The jagged frontier means you can't fire the experts. You need them more, not less. Their job shifts from doing to supervising. But the expertise requirement doesn't decrease.
Mapping Your Edges
The only way to find the jagged edges is empirical. You have to test.
The Protocol:
- Pick a domain where you're considering AI
- Run it on 100 real examples from your actual work
- Have an expert evaluate every output, not just spot-check
- Document where it fails, not just where it succeeds
- Repeat quarterly - the frontier shifts
What you'll find:
The failures cluster in patterns. But they're patterns you wouldn't have predicted.
Maybe your AI handles complex queries well but fails on simple ones. Maybe it works perfectly on common cases but hallucinates on edge cases. Maybe it's reliable Monday through Thursday but degrades on Friday afternoon data.
You can't know until you test. And you can't stop testing because the frontier moves.
The Expertise Requirement
Here's the trap: the jagged frontier requires expertise to navigate. But AI's ease of use tempts organizations to skip the expertise.

"Just use ChatGPT" works until it doesn't. And when it doesn't, you need someone who can tell the difference between a good output and a confident hallucination.
That someone needs domain knowledge. Real expertise. The kind that takes years to develop.

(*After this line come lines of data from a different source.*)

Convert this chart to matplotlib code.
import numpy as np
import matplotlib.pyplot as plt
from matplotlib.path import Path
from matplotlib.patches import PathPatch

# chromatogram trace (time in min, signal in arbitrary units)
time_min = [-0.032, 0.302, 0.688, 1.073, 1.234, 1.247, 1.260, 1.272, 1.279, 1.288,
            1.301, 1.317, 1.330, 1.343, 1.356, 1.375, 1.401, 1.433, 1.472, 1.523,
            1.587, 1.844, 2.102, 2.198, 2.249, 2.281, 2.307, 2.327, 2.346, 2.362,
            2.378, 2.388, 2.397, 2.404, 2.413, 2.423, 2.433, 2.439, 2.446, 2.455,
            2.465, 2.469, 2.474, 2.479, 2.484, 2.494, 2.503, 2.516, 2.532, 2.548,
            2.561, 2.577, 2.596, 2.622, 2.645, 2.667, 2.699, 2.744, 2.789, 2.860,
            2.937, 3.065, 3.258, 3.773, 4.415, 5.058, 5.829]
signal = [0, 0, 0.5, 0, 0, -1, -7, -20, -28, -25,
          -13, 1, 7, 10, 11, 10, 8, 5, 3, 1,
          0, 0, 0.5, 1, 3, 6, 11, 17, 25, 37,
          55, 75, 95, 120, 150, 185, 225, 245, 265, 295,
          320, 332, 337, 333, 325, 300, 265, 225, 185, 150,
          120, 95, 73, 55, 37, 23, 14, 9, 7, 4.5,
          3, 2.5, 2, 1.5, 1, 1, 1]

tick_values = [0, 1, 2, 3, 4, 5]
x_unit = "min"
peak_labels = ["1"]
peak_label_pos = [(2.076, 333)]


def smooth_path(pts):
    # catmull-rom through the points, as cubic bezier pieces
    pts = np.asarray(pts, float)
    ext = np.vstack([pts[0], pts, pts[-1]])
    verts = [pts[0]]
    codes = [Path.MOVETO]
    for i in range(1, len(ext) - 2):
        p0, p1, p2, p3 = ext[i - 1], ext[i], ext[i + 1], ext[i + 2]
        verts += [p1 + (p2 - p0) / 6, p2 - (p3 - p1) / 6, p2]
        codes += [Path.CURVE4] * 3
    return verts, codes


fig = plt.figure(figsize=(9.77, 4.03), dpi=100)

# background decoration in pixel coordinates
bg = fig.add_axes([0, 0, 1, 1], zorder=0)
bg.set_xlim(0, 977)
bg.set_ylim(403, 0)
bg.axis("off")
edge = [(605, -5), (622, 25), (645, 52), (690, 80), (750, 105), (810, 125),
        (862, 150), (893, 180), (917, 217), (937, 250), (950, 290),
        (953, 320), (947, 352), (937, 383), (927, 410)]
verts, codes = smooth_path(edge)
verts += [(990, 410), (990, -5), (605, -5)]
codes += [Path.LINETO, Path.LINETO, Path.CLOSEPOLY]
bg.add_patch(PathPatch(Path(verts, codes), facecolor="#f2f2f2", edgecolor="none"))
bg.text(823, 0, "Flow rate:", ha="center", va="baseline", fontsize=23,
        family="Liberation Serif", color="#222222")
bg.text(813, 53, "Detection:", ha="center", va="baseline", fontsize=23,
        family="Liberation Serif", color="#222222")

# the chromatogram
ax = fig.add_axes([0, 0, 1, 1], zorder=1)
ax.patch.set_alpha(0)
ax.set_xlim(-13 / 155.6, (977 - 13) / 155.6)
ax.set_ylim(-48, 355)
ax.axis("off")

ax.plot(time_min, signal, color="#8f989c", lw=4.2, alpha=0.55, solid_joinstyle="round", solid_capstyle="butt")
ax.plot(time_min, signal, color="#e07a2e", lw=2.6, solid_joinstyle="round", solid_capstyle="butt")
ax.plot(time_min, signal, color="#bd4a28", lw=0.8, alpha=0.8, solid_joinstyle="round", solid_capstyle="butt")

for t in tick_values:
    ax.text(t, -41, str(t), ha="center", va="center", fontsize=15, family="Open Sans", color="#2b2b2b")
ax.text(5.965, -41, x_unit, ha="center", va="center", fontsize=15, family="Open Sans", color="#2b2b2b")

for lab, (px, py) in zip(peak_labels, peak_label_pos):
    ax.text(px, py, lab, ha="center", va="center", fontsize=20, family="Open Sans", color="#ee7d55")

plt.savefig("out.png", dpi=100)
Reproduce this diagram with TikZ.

Organizations that eliminate experts to cut costs don't just lose efficiency. They lose the ability to supervise the AI that replaced the experts.
The jagged frontier is why Path A works and Path B fails.
When humans provide context first, they're mapping the edges. Learning where AI works and where it doesn't. Building the judgment to supervise effectively.
When AI generates first, humans lose that map. They accept outputs without knowing which ones crossed the jagged line into failure territory.
The frontier is jagged. The only way to navigate it is expertise. The only way to build expertise is practice.
Same technology. Completely different safety profiles. The difference is who's doing the thinking.
"AI passes the bar exam but can't count syllables. The failures aren't random. But they're not predictable either. The only defense is expertise you're tempted to eliminate."
This post explores the Jagged Frontier, one of three dynamics from The Context Flow. You can't predict where AI fails. You have to test.